# Show that the sum $\frac {1}{p_1} + \frac {1}{p_2} +\frac {1}{p_3} +…+\frac {1}{p_n}$ is never an integer,where $p_i$'s are primes,$1\le i \le n$.

Assuming that $P_{n}$ is the n-th prime number, show that the sum $\frac {1}{p_1} + \frac {1}{p_2} +\frac {1}{p_3} +...+\frac {1}{p_n}$ is never an integer.

I have been struggle all day with this problem i do not even see how to begin. Any idea, helps please

We have, $P_1=2, P_2=3\dots$ and so on. I said this because, you should know that there is only one even prime i.e.$2$, all prime else are odd.

Now, consider the l.c.m. of $P_1, P_2,\dots ,P_n$, and call this $l$. Look at this, $l$ is an even number(it is simply $P_1\times P_2\times\dots=2\times 3\times\dots$) .

Now, consider the sum $$S=\frac l{P_1}+\frac l{P_2}+\dots+\frac l{P_n}.$$

Note that, $S$ is an odd number, because,in the summands, the only term $\frac l{P_1}$ is odd, as the factor $2$ of $l$ vanishes out, and others are even, because there the factor $2$ never vanishes.

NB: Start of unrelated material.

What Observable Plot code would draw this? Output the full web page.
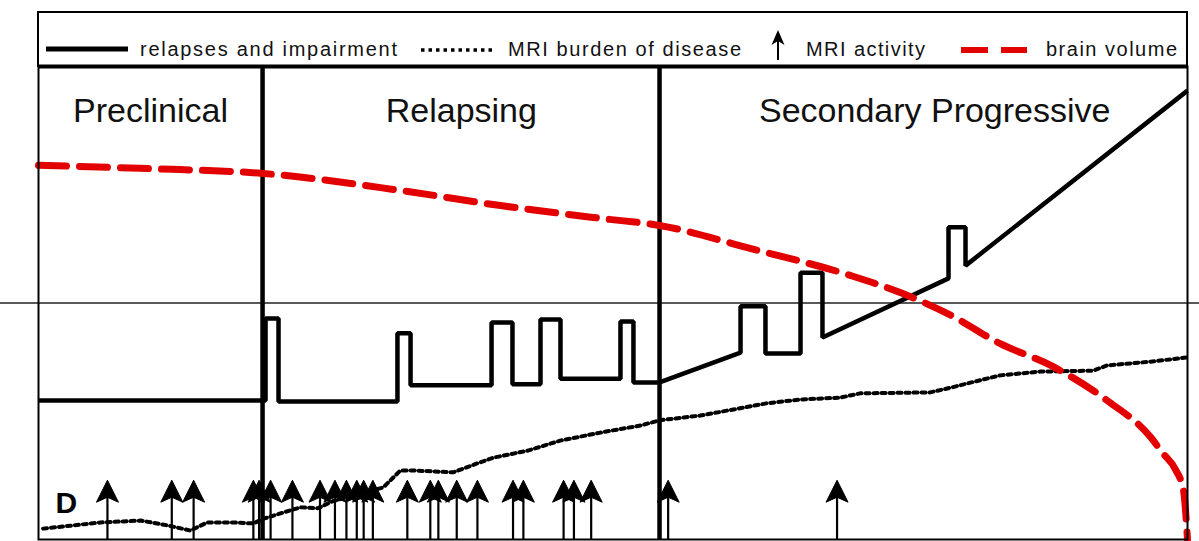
<!DOCTYPE html>
<html><head><meta charset="utf-8">
<script src="https://cdn.jsdelivr.net/npm/d3@7"></script>
<script src="https://cdn.jsdelivr.net/npm/@observablehq/plot@0.6"></script>
<style>
body{margin:0;background:#fff;}
#wrap{position:relative;width:1199px;height:541px;font-family:"Liberation Sans",Arial,sans-serif;background:#fff;}
#wrap svg{position:absolute;left:0;top:0;}
</style></head><body><div id="wrap"></div>
<script>
// ---- data (time axis 0–100, level axis 0–100, arbitrary units) ----
const phaseNames = ["Preclinical", "Relapsing", "Secondary Progressive"];
const phaseBounds = [0, 19.5, 54.05, 100];
const phaseLabelX = [9.75, 36.8, 78];

const relapseX = [0, 19.76, 19.76, 20.89, 20.89, 31.24, 31.24, 32.38, 32.38, 39.43, 39.43, 41.25, 41.25, 43.69, 43.69, 45.43, 45.43, 50.65, 50.65, 51.78, 51.78, 54.05, 61.1, 61.1, 63.27, 63.27, 66.32, 66.32, 68.23, 68.23, 79.2, 79.2, 80.68, 80.68, 100];
const relapseY = [29.4, 29.4, 46.7, 46.7, 29.2, 29.2, 43.6, 43.6, 32.6, 32.6, 45.9, 45.9, 32.8, 32.8, 46.5, 46.5, 34.0, 34.0, 46.1, 46.1, 33.2, 33.2, 39.5, 49.3, 49.3, 39.3, 39.3, 56.4, 56.4, 42.7, 55.2, 66.0, 66.0, 57.9, 94.9];

const burdenX = [0.4, 5.4, 8.9, 11.2, 13.2, 14.7, 17.0, 18.7, 19.6, 21.3, 22.8, 24.3, 25.7, 30.0, 31.5, 32.6, 36.1, 38.2, 39.6, 42.6, 45.4, 48.9, 52.4, 54.05, 57.6, 63.4, 66.3, 69.8, 71.5, 77.6, 79.4, 81.5, 83.7, 87.2, 91.8, 93.0, 96.8, 100];
const burdenY = [2.3, 3.6, 4.0, 3.0, 1.9, 3.6, 3.6, 3.4, 4.4, 5.7, 6.8, 6.6, 8.2, 11.0, 14.6, 14.6, 14.2, 16.1, 17.3, 18.8, 20.9, 22.6, 24.1, 25.2, 26.2, 28.8, 29.6, 30.0, 30.9, 31.1, 32.1, 33.4, 34.7, 35.5, 35.7, 36.8, 37.6, 38.5];

const volumeX = [0, 9.7, 19.5, 31.5, 40.2, 48.9, 54.05, 62.0, 70.7, 75.0, 79.4, 83.7, 88.1, 93.0, 96.8, 97.8, 99.0, 99.65, 100];
const volumeY = [79.1, 78.4, 77.4, 73.8, 70.6, 67.9, 66.4, 61.5, 55.8, 52.2, 47.4, 41.4, 36.8, 29.4, 21.6, 18.4, 14.6, 10.4, 0];

const activityX = [6.0, 11.6, 13.5, 18.7, 19.2, 20.2, 22.1, 24.5, 25.8, 26.8, 27.7, 28.3, 29.1, 32.1, 34.1, 34.8, 36.4, 38.2, 41.3, 42.2, 45.7, 46.6, 48.1, 54.8, 69.5];
const activityLevel = 12.5;

const legendLabels = ["relapses and impairment", "MRI burden of disease", "MRI activity", "brain volume"];
const panelLetter = "D";

// ---- tables ----
const relapse = relapseX.map((x, i) => ({x, y: relapseY[i]}));
const burden = burdenX.map((x, i) => ({x, y: burdenY[i]}));
const volume = volumeX.map((x, i) => ({x, y: volumeY[i]}));

const FONT = '"Liberation Sans", Arial, sans-serif';
const RED = "#e30000";

// notched, filled arrow head symbol
const arrowHead = {
  draw(ctx) {
    ctx.moveTo(0, -12);
    ctx.lineTo(11, 10);
    ctx.lineTo(0, 5);
    ctx.lineTo(-11, 10);
    ctx.closePath();
  }
};

const W = 1199, H = 541;
const chart = Plot.plot({
  width: W, height: H,
  marginLeft: 38, marginRight: 12, marginTop: 66, marginBottom: 2,
  x: {domain: [0, 100], axis: null},
  y: {domain: [0, 100], axis: null},
  style: {background: "white", fontFamily: FONT, color: "black"},
  marks: [
    Plot.ruleY([50], {stroke: "#222", strokeWidth: 1.3, insetLeft: -38, insetRight: -12}),
    Plot.line(burden, {x: "x", y: "y", stroke: "black", strokeWidth: 4, strokeDasharray: "4,4"}),
    Plot.ruleX(activityX, {y1: 0, y2: activityLevel - 3, stroke: "black", strokeWidth: 2.2}),
    Plot.dot(activityX, {x: d => d, y: () => activityLevel - 2.5, symbol: arrowHead, r: 7, fill: "black", stroke: "black", strokeWidth: 1}),
    Plot.ruleX(phaseBounds.slice(1, 3), {stroke: "black", strokeWidth: 4.5}),
    Plot.line(relapse, {x: "x", y: "y", stroke: "black", strokeWidth: 4.5, strokeLinejoin: "miter", strokeLinecap: "butt"}),
    Plot.line(volume, {x: "x", y: "y", stroke: RED, strokeWidth: 7, strokeDasharray: "28,13", curve: "monotone-x"}),
    Plot.text(phaseNames, {x: (d, i) => phaseLabelX[i], y: () => 88.2, text: d => d, fontSize: 34, lineAnchor: "bottom", fill: "#111"}),
    Plot.text([panelLetter], {text: d => d, frameAnchor: "bottom-left", dx: 17, dy: -27, fontSize: 30, fontWeight: "bold", textAnchor: "start", lineAnchor: "bottom"}),
    Plot.frame({stroke: "black", strokeWidth: 2}),
    Plot.ruleY([100], {stroke: "black", strokeWidth: 4})
  ]
});

const wrap = document.getElementById("wrap");
wrap.appendChild(chart);

// ---- legend (overlaid in the top box) ----
const lg = d3.create("svg").attr("width", W).attr("height", 70).style("overflow", "visible");
lg.append("rect").attr("x", 38).attr("y", 12).attr("width", 1149).attr("height", 54)
  .attr("fill", "none").attr("stroke", "black").attr("stroke-width", 2);
lg.append("line").attr("x1", 46).attr("x2", 128).attr("y1", 49).attr("y2", 49)
  .attr("stroke", "black").attr("stroke-width", 5);
lg.append("line").attr("x1", 421).attr("x2", 494).attr("y1", 50).attr("y2", 50)
  .attr("stroke", "black").attr("stroke-width", 3.5).attr("stroke-dasharray", "3.5,4");
lg.append("line").attr("x1", 778).attr("x2", 778).attr("y1", 60).attr("y2", 40)
  .attr("stroke", "black").attr("stroke-width", 2);
lg.append("path").attr("d", "M778,30 L784.5,45 L778,41 L771.5,45 Z").attr("fill", "black");
lg.append("line").attr("x1", 961).attr("x2", 1027).attr("y1", 50).attr("y2", 50)
  .attr("stroke", RED).attr("stroke-width", 6).attr("stroke-dasharray", "27,13");
const legendLayout = [[140, 257], [508, 233], [806, 119], [1046, 131]];
legendLabels.forEach((t, i) => {
  lg.append("text").attr("x", legendLayout[i][0]).attr("y", 56)
    .attr("textLength", legendLayout[i][1]).attr("lengthAdjust", "spacing")
    .attr("font-family", FONT).attr("font-size", 20).attr("fill", "#111").text(t);
});
wrap.appendChild(lg.node());
</script></body></html>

Now, $$\frac Sl=\frac 1{P_1}+\frac 1{P_2}+\dots+\frac 1{P_n}.$$ Since $S$ is odd and $l$ is even, the fraction cannot be integer, so, your claim.

Hint: Multiply it by the product of those primes. Is the result a multiple of $p_1$?

To start, simply pick out constraints from the problem. For example, notice that there are finitely many primes, hence there is a largest one. Primes have a very simple prime factorization (and integer primes are indivisible). Further, a fraction that's an integer has a very special form.

Try doing some basic algebra to get a nicer looking equation -- an equation with some things being multiplied/added on one side and things being multiplied/added on the other side.